The Freedom of Information Act (FOIA), the law at the center of the case, requires the government to disclose information to the public upon request unless such information falls within one of nine narrow exemptions. The exemption on the table, Exemption 4, allows the government to withhold “trade secrets” and “commercial or financial information” that is “privileged or confidential” and was not generated by the government.

Under existing law, to successfully invoke Exemption 4, the government must show that public disclosure of that information would likely cause substantial competitive harm to a private entity. A business association, the Food Marketing Institute, is arguing that the court need only rely on a private party’s word that something is “confidential” in order to keep the requested information secret.

That is the opposite of how FOIA is supposed to work.

The case began when a reporter with Argus Leader Media, a South Dakota newspaper, submitted a FOIA request to the U.S. Department of Agriculture (USDA) seeking, among other things, the total amount of federal funds distributed to grocery stores participating in the government program that subsidizes purchases of groceries for low-income families. In other words, a newspaper was seeking information about a public program. The USDA invoked Exemption 4 and refused to disclose this information. After a bench trial, the trial judge determined that disclosure of such information would not cause substantial competitive harm to the grocery stores, and the USDA agreed to disclose the information.

A private business association — not the government — appealed and is now arguing that regardless of whether requested information causes competitive harm, any information deemed “confidential” by a private entity falls within the exemption and outside the public eye. For all contexts in which the government works with the private sector, this would effectively replace FOIA’s longstanding presumption of disclosure with one of secrecy.

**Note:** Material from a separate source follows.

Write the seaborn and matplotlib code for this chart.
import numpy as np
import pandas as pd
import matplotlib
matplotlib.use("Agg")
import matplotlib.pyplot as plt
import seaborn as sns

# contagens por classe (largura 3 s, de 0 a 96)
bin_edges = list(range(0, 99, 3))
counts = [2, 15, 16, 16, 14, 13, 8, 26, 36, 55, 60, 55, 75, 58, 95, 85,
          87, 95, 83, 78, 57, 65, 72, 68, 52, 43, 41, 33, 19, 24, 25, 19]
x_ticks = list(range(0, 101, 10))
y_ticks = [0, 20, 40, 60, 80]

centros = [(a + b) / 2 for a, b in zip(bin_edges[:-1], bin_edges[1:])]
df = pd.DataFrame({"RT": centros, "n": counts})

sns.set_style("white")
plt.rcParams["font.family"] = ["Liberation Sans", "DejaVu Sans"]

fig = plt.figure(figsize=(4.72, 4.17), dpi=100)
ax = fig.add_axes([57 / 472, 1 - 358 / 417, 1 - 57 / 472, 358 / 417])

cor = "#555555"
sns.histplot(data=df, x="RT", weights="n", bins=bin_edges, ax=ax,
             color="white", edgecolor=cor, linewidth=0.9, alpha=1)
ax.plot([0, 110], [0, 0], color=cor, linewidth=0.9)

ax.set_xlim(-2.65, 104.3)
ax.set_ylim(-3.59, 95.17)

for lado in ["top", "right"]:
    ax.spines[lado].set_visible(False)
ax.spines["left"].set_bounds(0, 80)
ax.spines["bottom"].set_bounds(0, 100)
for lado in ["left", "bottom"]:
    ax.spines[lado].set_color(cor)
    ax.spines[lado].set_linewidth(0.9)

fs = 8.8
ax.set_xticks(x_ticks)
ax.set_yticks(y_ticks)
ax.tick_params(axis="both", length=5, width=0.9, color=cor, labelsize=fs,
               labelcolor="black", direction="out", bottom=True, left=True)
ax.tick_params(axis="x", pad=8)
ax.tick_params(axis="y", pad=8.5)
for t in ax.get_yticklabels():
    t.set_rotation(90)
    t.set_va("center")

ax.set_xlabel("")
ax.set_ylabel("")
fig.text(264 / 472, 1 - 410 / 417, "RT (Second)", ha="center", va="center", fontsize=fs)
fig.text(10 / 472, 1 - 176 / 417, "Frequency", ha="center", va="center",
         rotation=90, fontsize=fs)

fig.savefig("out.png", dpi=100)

FOIA exists to keep the public informed; it enables the public to provide ongoing checks and balances on government action, a core element of a functioning democracy. And knowing what the government is doing and how it’s doing it is a necessary first step to ensuring that the government isn’t violating our rights — and to taking action when it is. Indeed, we at the ACLU often deploy FOIA to get information about a variety of government operations.

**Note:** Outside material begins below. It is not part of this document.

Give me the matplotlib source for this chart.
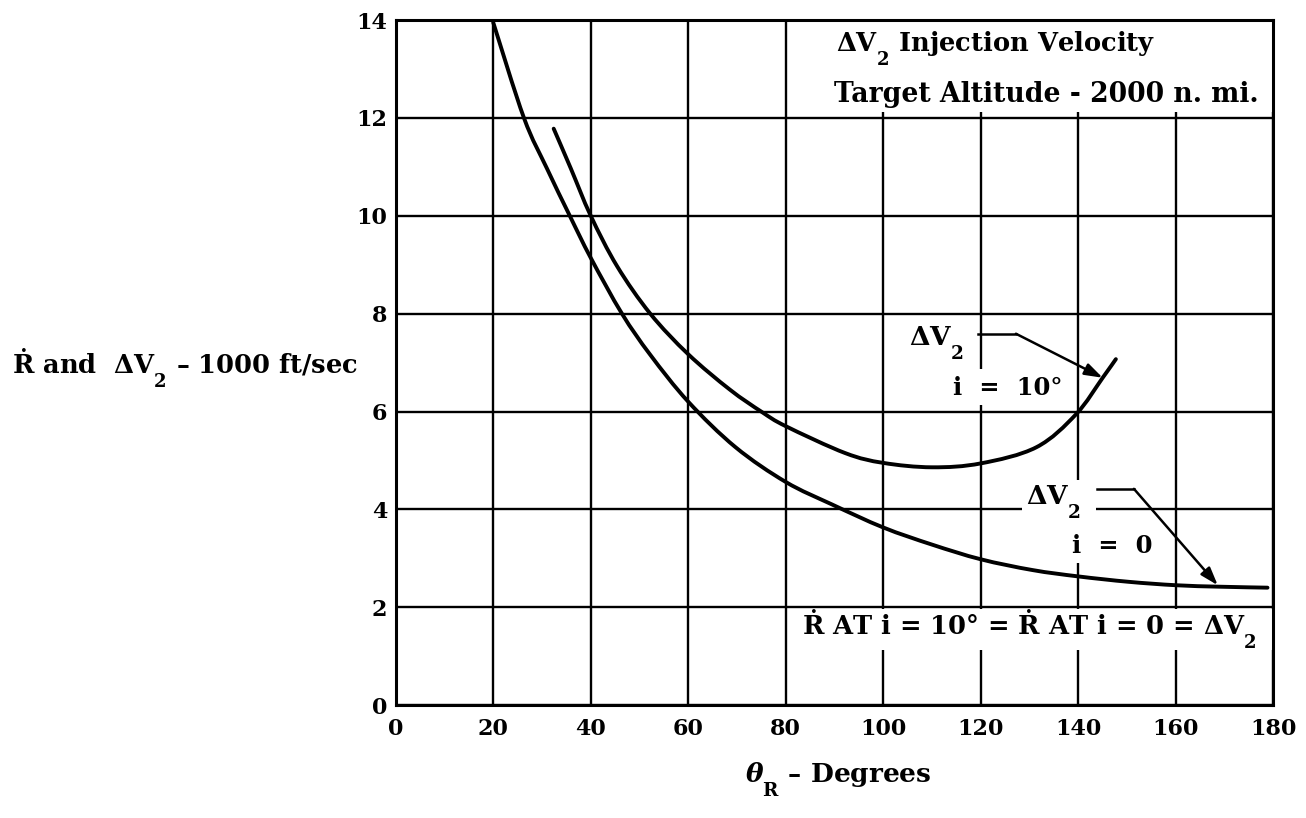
import matplotlib
matplotlib.use("Agg")
import matplotlib.pyplot as plt
from matplotlib.patches import Rectangle, PathPatch
from matplotlib.path import Path
import matplotlib._mathtext as mt

plt.rcParams['font.family'] = ['DejaVu Serif', 'DejaVu Sans']
plt.rcParams['font.weight'] = 'bold'
plt.rcParams['mathtext.fontset'] = 'custom'
plt.rcParams['mathtext.rm'] = 'DejaVu Serif:bold'
plt.rcParams['mathtext.bf'] = 'DejaVu Serif:bold'
plt.rcParams['mathtext.it'] = 'DejaVu Serif:italic:bold'
# the old typeset subscripts sit well below the baseline
mt.FontConstantsBase.sub1 = 1.05

# curve: delta V2 at i = 0
x_i0 = [20, 26.3, 31.0, 35.7, 40, 46.4, 52.2, 60, 69.7, 80, 89.5, 100, 110,
        120, 130.6, 140, 150.3, 160, 168.9, 178.8]
y_i0 = [13.95, 12.0, 10.97, 10.0, 9.14, 8.0, 7.16, 6.2, 5.27, 4.56, 4.1, 3.63, 3.28,
        2.98, 2.76, 2.63, 2.52, 2.45, 2.42, 2.4]

# delta V2 at i = 10 deg
x_i10 = [32.4, 35.9, 40, 45.4, 52.2, 60, 68.5, 75.1, 80, 92.2, 100, 110, 120, 131.4,
         139.5, 145.0, 147.7]
y_i10 = [11.78, 10.97, 10.0, 8.97, 8.0, 7.17, 6.45, 5.99, 5.7, 5.15, 4.95, 4.86, 4.94, 5.27,
         5.94, 6.69, 7.07]

xticks = list(range(0, 181, 20))
yticks = list(range(0, 15, 2))

dv2 = r"$\Delta\mathrm{V}_2$"


def smooth_path(xs, ys):
    # catmull-rom through the read points, as bezier segments
    pts = list(zip(xs, ys))
    verts = [pts[0]]
    codes = [Path.MOVETO]
    for i in range(len(pts) - 1):
        p0 = pts[i - 1] if i > 0 else pts[i]
        p1 = pts[i]
        p2 = pts[i + 1]
        p3 = pts[i + 2] if i + 2 < len(pts) else pts[i + 1]
        c1 = (p1[0] + (p2[0] - p0[0]) / 6, p1[1] + (p2[1] - p0[1]) / 6)
        c2 = (p2[0] - (p3[0] - p1[0]) / 6, p2[1] - (p3[1] - p1[1]) / 6)
        verts += [c1, c2, p2]
        codes += [Path.CURVE4] * 3
    return Path(verts, codes)


fig = plt.figure(figsize=(13.06, 8.18), dpi=100)
ax = fig.add_axes([0.303, 0.138, 0.672, 0.8375])

ax.set_xlim(0, 180)
ax.set_ylim(0, 14)
ax.set_xticks(xticks)
ax.set_yticks(yticks)
ax.tick_params(length=0, labelsize=16, pad=6)
ax.tick_params(axis='x', pad=9)
ax.grid(True, color='black', lw=1.7)
for s in ax.spines.values():
    s.set_linewidth(2.2)

# white panels for the notes, and gaps in the grid round the labels
white = dict(facecolor='white', edgecolor='none', zorder=1.6)
ax.add_patch(Rectangle((80.4, 12.12), 99.6, 1.88, **white))
ax.add_patch(Rectangle((80.4, 1.12), 99.6, 0.84, **white))
ax.add_patch(Rectangle((118.8, 6.14), 2.4, 0.72, **white))
ax.add_patch(Rectangle((138.8, 2.9), 2.4, 1.7, **white))
ax.add_patch(Rectangle((128.4, 3.85), 15.3, 0.3, **white))

for xs, ys in [(x_i0, y_i0), (x_i10, y_i10)]:
    ax.add_patch(PathPatch(smooth_path(xs, ys), facecolor='none', edgecolor='black',
                           lw=2.8, capstyle='round', zorder=3))

ax.text(90.3, 13.37, dv2 + " Injection Velocity", fontsize=18.5, ha='left', va='baseline', zorder=4)
ax.text(89.9, 12.32, "Target Altitude - 2000 n. mi.", fontsize=19.2, ha='left', va='baseline', zorder=4)
ax.text(83.4, 1.44, "Ṙ AT i = 10° = Ṙ AT i = 0 = " + dv2, fontsize=18.5, ha='left', va='baseline',
        zorder=4)

# labels with leaders
ax.text(105.2, 7.35, dv2, fontsize=19, ha='left', va='baseline', zorder=4)
ax.text(125.5, 6.33, "i  =  10°", fontsize=17.5, ha='center', va='baseline', zorder=4)
ax.plot([119.4, 127.2], [7.59, 7.59], color='black', lw=1.8, zorder=3)
ax.annotate("", xy=(145.0, 6.69), xytext=(127.2, 7.59),
            arrowprops=dict(arrowstyle='-|>,head_length=0.6,head_width=0.2', color='black', lw=1.8,
                            mutation_scale=18, shrinkA=0, shrinkB=0), zorder=3)

ax.text(129.3, 4.11, dv2, fontsize=19, ha='left', va='baseline', zorder=4)
ax.text(146.9, 3.10, "i  =  0", fontsize=17.5, ha='center', va='baseline', zorder=4)
ax.plot([143.9, 151.4], [4.42, 4.42], color='black', lw=1.8, zorder=3)
ax.annotate("", xy=(168.6, 2.45), xytext=(151.4, 4.42),
            arrowprops=dict(arrowstyle='-|>,head_length=0.6,head_width=0.2', color='black', lw=1.8,
                            mutation_scale=18, shrinkA=0, shrinkB=0), zorder=3)

fig.text(0.1417, 0.544, "Ṙ and  " + dv2 + " – 1000 ft/sec", fontsize=18.5, ha='center', va='baseline')
fig.text(0.6417, 0.044, r"$\theta_\mathrm{R}$ – Degrees", fontsize=19, ha='center', va='baseline')

fig.savefig("out.png", dpi=100)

While the government often invokes exemptions such as those for law enforcement “techniques and procedures” to withhold information, an expansion of Exemption 4 could exclude information by solely deferring to a company’s private interests. Indeed, Exemption 4 is already invoked in such ways. For example, Harris Corporation asked the police to withhold details about government contracts for cell site simulator equipment — more commonly known as Stingrays — under Exemption 4. And the Department of Homeland Security and Immigration and Customs Enforcement invoked this exemption to prevent disclosure of certain information about government contracts with private detention facility contractors.

To date, such attempts have often been unsuccessful. But today’s case could change that.

While it is usually a private entity’s prerogative to keep certain information secret, it can’t be the government’s. As the intricacies of government work — from surveillance equipment to algorithms to information systems — are increasingly shaped by the private sector, FOIA must remain a tool for the public to keep an eye on the government’s actions.